Repeat every line of the listing below exactly, minus the pictures.

__Provided material__.
------------------------------------

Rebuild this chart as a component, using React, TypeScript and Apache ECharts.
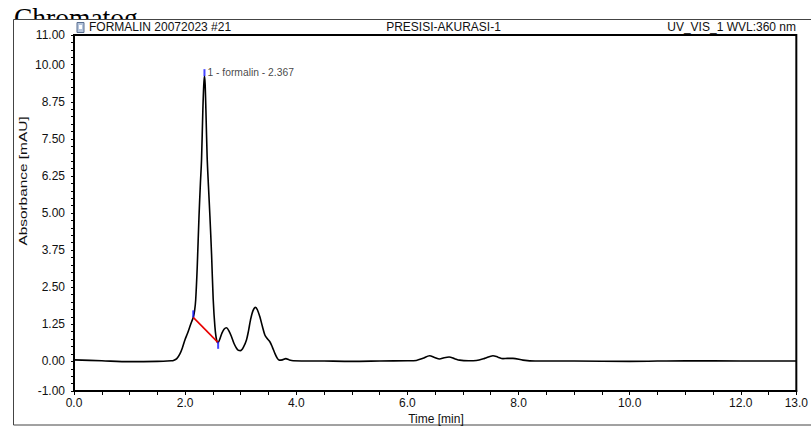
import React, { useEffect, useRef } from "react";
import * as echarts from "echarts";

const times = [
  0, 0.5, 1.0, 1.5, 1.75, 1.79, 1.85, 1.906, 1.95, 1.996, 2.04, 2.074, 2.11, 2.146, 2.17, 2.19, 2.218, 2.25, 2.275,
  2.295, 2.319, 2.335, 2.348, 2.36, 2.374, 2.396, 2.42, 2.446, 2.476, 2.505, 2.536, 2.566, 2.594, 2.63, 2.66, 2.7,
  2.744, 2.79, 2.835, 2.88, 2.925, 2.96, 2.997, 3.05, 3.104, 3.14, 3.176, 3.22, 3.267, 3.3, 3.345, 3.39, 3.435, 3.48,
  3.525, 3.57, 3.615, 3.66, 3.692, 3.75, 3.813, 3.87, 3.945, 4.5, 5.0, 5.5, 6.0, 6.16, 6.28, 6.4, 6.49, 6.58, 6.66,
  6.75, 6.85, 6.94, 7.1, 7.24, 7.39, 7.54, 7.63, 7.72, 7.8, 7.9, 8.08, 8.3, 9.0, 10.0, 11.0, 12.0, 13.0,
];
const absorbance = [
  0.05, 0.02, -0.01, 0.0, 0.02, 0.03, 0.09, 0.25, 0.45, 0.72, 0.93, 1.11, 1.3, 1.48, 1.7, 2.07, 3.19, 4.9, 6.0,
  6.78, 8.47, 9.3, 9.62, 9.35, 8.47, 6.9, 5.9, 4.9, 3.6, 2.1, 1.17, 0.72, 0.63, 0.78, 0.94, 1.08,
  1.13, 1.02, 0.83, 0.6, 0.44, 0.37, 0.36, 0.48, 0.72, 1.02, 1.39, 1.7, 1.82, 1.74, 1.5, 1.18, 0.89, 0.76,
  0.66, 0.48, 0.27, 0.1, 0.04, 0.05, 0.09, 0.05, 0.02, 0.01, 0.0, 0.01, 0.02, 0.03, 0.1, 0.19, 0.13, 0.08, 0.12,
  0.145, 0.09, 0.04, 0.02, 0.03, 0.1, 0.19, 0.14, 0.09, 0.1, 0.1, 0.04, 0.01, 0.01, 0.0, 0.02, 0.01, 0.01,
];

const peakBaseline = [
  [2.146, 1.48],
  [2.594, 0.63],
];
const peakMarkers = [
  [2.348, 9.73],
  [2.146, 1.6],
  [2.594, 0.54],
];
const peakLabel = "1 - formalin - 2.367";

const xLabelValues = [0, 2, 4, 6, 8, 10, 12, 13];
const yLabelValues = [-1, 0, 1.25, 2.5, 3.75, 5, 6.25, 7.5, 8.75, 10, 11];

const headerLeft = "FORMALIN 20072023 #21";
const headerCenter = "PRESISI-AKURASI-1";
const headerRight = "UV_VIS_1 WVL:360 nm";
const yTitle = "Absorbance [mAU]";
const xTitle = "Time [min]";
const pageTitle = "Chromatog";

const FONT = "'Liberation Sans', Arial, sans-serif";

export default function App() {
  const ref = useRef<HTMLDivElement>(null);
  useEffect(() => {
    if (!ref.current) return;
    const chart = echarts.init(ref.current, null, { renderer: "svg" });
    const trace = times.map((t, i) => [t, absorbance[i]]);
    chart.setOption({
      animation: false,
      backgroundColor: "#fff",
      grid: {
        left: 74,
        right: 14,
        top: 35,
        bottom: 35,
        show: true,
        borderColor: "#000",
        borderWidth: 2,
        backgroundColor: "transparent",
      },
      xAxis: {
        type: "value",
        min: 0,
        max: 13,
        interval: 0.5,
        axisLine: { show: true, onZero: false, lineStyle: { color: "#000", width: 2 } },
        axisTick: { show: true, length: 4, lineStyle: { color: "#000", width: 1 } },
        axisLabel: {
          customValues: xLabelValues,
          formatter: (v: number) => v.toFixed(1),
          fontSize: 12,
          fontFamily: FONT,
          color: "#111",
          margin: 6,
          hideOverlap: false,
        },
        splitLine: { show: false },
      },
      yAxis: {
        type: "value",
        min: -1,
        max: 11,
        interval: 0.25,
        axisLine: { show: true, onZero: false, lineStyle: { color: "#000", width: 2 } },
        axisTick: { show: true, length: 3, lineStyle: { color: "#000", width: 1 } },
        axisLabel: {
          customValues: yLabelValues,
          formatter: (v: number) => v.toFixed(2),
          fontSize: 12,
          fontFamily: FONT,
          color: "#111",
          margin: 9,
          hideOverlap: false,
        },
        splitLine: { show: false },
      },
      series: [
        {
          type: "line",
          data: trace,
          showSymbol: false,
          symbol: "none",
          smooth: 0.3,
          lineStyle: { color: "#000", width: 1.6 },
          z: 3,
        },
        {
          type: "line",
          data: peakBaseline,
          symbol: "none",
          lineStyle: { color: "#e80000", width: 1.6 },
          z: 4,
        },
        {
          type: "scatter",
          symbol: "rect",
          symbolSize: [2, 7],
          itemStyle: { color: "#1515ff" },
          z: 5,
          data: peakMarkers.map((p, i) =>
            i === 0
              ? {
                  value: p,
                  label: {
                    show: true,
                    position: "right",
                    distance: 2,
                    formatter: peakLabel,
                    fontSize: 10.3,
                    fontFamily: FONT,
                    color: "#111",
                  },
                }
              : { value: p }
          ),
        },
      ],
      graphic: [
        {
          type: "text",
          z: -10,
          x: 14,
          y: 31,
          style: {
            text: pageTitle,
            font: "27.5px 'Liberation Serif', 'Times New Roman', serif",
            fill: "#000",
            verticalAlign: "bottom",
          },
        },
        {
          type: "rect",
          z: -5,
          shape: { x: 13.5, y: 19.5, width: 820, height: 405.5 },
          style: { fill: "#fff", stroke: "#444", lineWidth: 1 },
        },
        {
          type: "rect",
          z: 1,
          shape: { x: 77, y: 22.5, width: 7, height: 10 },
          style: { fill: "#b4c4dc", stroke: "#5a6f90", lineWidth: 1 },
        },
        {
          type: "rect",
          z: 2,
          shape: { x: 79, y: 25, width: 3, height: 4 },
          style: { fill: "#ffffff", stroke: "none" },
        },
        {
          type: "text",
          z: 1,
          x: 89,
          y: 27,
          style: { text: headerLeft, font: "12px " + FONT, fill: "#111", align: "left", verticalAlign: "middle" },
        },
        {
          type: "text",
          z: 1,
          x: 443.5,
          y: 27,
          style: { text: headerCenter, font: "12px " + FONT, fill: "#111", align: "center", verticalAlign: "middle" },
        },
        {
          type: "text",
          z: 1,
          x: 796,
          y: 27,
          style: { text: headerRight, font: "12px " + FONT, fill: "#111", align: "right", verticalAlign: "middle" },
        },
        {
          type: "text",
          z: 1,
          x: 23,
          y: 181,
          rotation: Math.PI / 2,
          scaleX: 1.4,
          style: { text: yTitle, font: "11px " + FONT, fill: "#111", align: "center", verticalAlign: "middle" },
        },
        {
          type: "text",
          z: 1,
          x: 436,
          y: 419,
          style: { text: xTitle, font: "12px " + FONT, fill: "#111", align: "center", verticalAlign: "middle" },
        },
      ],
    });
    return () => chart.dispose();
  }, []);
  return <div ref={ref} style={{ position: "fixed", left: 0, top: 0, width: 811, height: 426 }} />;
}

------------------------------------

__Solution to this problem__.
Rebuild this chart as a component, using React, TypeScript and Apache ECharts.
import React, { useEffect, useRef } from "react";
import * as echarts from "echarts";

const times = [
  0, 0.5, 1.0, 1.5, 1.75, 1.79, 1.85, 1.906, 1.95, 1.996, 2.04, 2.074, 2.11, 2.146, 2.17, 2.19, 2.218, 2.25, 2.275,
  2.295, 2.319, 2.335, 2.348, 2.36, 2.374, 2.396, 2.42, 2.446, 2.476, 2.505, 2.536, 2.566, 2.594, 2.63, 2.66, 2.7,
  2.744, 2.79, 2.835, 2.88, 2.925, 2.96, 2.997, 3.05, 3.104, 3.14, 3.176, 3.22, 3.267, 3.3, 3.345, 3.39, 3.435, 3.48,
  3.525, 3.57, 3.615, 3.66, 3.692, 3.75, 3.813, 3.87, 3.945, 4.5, 5.0, 5.5, 6.0, 6.16, 6.28, 6.4, 6.49, 6.58, 6.66,
  6.75, 6.85, 6.94, 7.1, 7.24, 7.39, 7.54, 7.63, 7.72, 7.8, 7.9, 8.08, 8.3, 9.0, 10.0, 11.0, 12.0, 13.0,
];
const absorbance = [
  0.05, 0.02, -0.01, 0.0, 0.02, 0.03, 0.09, 0.25, 0.45, 0.72, 0.93, 1.11, 1.3, 1.48, 1.7, 2.07, 3.19, 4.9, 6.0,
  6.78, 8.47, 9.3, 9.62, 9.35, 8.47, 6.9, 5.9, 4.9, 3.6, 2.1, 1.17, 0.72, 0.63, 0.78, 0.94, 1.08,
  1.13, 1.02, 0.83, 0.6, 0.44, 0.37, 0.36, 0.48, 0.72, 1.02, 1.39, 1.7, 1.82, 1.74, 1.5, 1.18, 0.89, 0.76,
  0.66, 0.48, 0.27, 0.1, 0.04, 0.05, 0.09, 0.05, 0.02, 0.01, 0.0, 0.01, 0.02, 0.03, 0.1, 0.19, 0.13, 0.08, 0.12,
  0.145, 0.09, 0.04, 0.02, 0.03, 0.1, 0.19, 0.14, 0.09, 0.1, 0.1, 0.04, 0.01, 0.01, 0.0, 0.02, 0.01, 0.01,
];

const peakBaseline = [
  [2.146, 1.48],
  [2.594, 0.63],
];
const peakMarkers = [
  [2.348, 9.73],
  [2.146, 1.6],
  [2.594, 0.54],
];
const peakLabel = "1 - formalin - 2.367";

const xLabelValues = [0, 2, 4, 6, 8, 10, 12, 13];
const yLabelValues = [-1, 0, 1.25, 2.5, 3.75, 5, 6.25, 7.5, 8.75, 10, 11];

const headerLeft = "FORMALIN 20072023 #21";
const headerCenter = "PRESISI-AKURASI-1";
const headerRight = "UV_VIS_1 WVL:360 nm";
const yTitle = "Absorbance [mAU]";
const xTitle = "Time [min]";
const pageTitle = "Chromatog";

const FONT = "'Liberation Sans', Arial, sans-serif";

export default function App() {
  const ref = useRef<HTMLDivElement>(null);
  useEffect(() => {
    if (!ref.current) return;
    const chart = echarts.init(ref.current, null, { renderer: "svg" });
    const trace = times.map((t, i) => [t, absorbance[i]]);
    chart.setOption({
      animation: false,
      backgroundColor: "#fff",
      grid: {
        left: 74,
        right: 14,
        top: 35,
        bottom: 35,
        show: true,
        borderColor: "#000",
        borderWidth: 2,
        backgroundColor: "transparent",
      },
      xAxis: {
        type: "value",
        min: 0,
        max: 13,
        interval: 0.5,
        axisLine: { show: true, onZero: false, lineStyle: { color: "#000", width: 2 } },
        axisTick: { show: true, length: 4, lineStyle: { color: "#000", width: 1 } },
        axisLabel: {
          customValues: xLabelValues,
          formatter: (v: number) => v.toFixed(1),
          fontSize: 12,
          fontFamily: FONT,
          color: "#111",
          margin: 6,
          hideOverlap: false,
        },
        splitLine: { show: false },
      },
      yAxis: {
        type: "value",
        min: -1,
        max: 11,
        interval: 0.25,
        axisLine: { show: true, onZero: false, lineStyle: { color: "#000", width: 2 } },
        axisTick: { show: true, length: 3, lineStyle: { color: "#000", width: 1 } },
        axisLabel: {
          customValues: yLabelValues,
          formatter: (v: number) => v.toFixed(2),
          fontSize: 12,
          fontFamily: FONT,
          color: "#111",
          margin: 9,
          hideOverlap: false,
        },
        splitLine: { show: false },
      },
      series: [
        {
          type: "line",
          data: trace,
          showSymbol: false,
          symbol: "none",
          smooth: 0.3,
          lineStyle: { color: "#000", width: 1.6 },
          z: 3,
        },
        {
          type: "line",
          data: peakBaseline,
          symbol: "none",
          lineStyle: { color: "#e80000", width: 1.6 },
          z: 4,
        },
        {
          type: "scatter",
          symbol: "rect",
          symbolSize: [2, 7],
          itemStyle: { color: "#1515ff" },
          z: 5,
          data: peakMarkers.map((p, i) =>
            i === 0
              ? {
                  value: p,
                  label: {
                    show: true,
                    position: "right",
                    distance: 2,
                    formatter: peakLabel,
                    fontSize: 10.3,
                    fontFamily: FONT,
                    color: "#111",
                  },
                }
              : { value: p }
          ),
        },
      ],
      graphic: [
        {
          type: "text",
          z: -10,
          x: 14,
          y: 31,
          style: {
            text: pageTitle,
            font: "27.5px 'Liberation Serif', 'Times New Roman', serif",
            fill: "#000",
            verticalAlign: "bottom",
          },
        },
        {
          type: "rect",
          z: -5,
          shape: { x: 13.5, y: 19.5, width: 820, height: 405.5 },
          style: { fill: "#fff", stroke: "#444", lineWidth: 1 },
        },
        {
          type: "rect",
          z: 1,
          shape: { x: 77, y: 22.5, width: 7, height: 10 },
          style: { fill: "#b4c4dc", stroke: "#5a6f90", lineWidth: 1 },
        },
        {
          type: "rect",
          z: 2,
          shape: { x: 79, y: 25, width: 3, height: 4 },
          style: { fill: "#ffffff", stroke: "none" },
        },
        {
          type: "text",
          z: 1,
          x: 89,
          y: 27,
          style: { text: headerLeft, font: "12px " + FONT, fill: "#111", align: "left", verticalAlign: "middle" },
        },
        {
          type: "text",
          z: 1,
          x: 443.5,
          y: 27,
          style: { text: headerCenter, font: "12px " + FONT, fill: "#111", align: "center", verticalAlign: "middle" },
        },
        {
          type: "text",
          z: 1,
          x: 796,
          y: 27,
          style: { text: headerRight, font: "12px " + FONT, fill: "#111", align: "right", verticalAlign: "middle" },
        },
        {
          type: "text",
          z: 1,
          x: 23,
          y: 181,
          rotation: Math.PI / 2,
          scaleX: 1.4,
          style: { text: yTitle, font: "11px " + FONT, fill: "#111", align: "center", verticalAlign: "middle" },
        },
        {
          type: "text",
          z: 1,
          x: 436,
          y: 419,
          style: { text: xTitle, font: "12px " + FONT, fill: "#111", align: "center", verticalAlign: "middle" },
        },
      ],
    });
    return () => chart.dispose();
  }, []);
  return <div ref={ref} style={{ position: "fixed", left: 0, top: 0, width: 811, height: 426 }} />;
}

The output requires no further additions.